Small projects using a 5×7-inch frame take several hours to complete. Large mirrors, such as 36-inch diameter pieces, can take up to 30 hours or more, including drying time between layers and final assembly.
What Type of Glue Is Best for Seashell Mirrors?
E-6000 industrial adhesive or Tacky Glue provide the strongest, longest-lasting bonds. Avoid hot glue guns because shells will eventually pop off due to poor adhesion over time.
How Many Shells Do I Need for a Large Mirror?
You may need 400 to 500 oyster shells for a 36-inch mirror, though only about half will be used in the final design. Having extras allows you to select the best shapes and sizes during layout.
Do I Need to Clean Store-Bought Shells?
Store-bought shells are typically already cleaned and dried, so they can be used directly. However, beach-collected shells require rinsing, bleaching, and sun-drying to ensure proper adhesion and prevent odor.
Can I Make a Seashell Mirror Without a Frame?
Yes, you can use custom-cut plywood or another wooden base. Simply cut your desired shape, attach hanging hardware, and follow the same shell-attachment process. This allows for creative freedom in size and form.
How Do I Prevent Shells From Falling Off Over Time?
Use strong adhesive such as E-6000 or Tacky Glue instead of hot glue. Allow proper cure time of 24 to 72 hours before handling. Apply a clear sealant over the shells for added protection against moisture and wear.

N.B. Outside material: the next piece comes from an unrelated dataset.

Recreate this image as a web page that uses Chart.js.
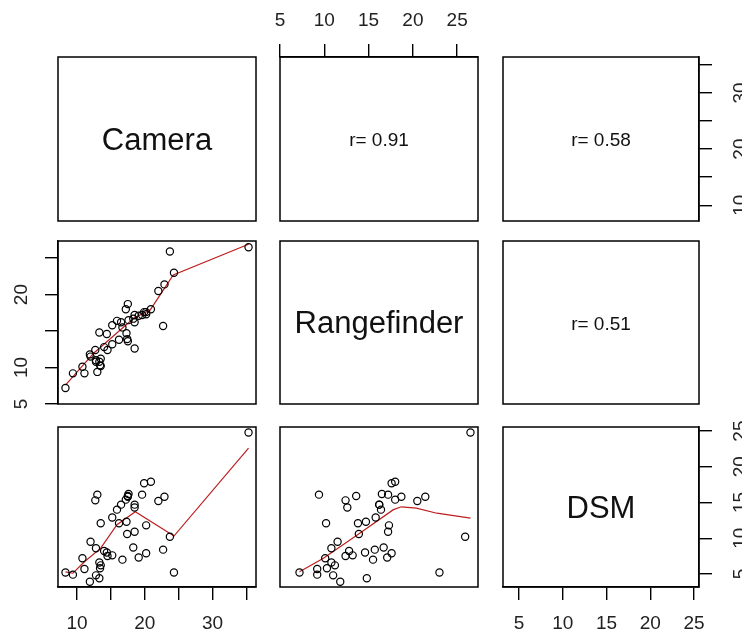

Key Takeaways for Creating Your Seashell Mirror
Making a seashell mirror is more than a craft; it is a way to preserve memories, express creativity, and bring the beach into your home. Start with a small 5×7-inch frame if you are a beginner, and work up to larger statement pieces as your confidence grows. Always install hanging hardware before gluing shells, clean and dry your shells thoroughly, and use E-6000 or Tacky Glue for durable adhesion. Take time to dry-fit your shells like a puzzle, building from large foundation pieces to smaller fillers, and save your most beautiful focal shells for last. With the right materials, patience, and attention to detail, you can create a piece that looks store-bought but carries the soul of handmade art.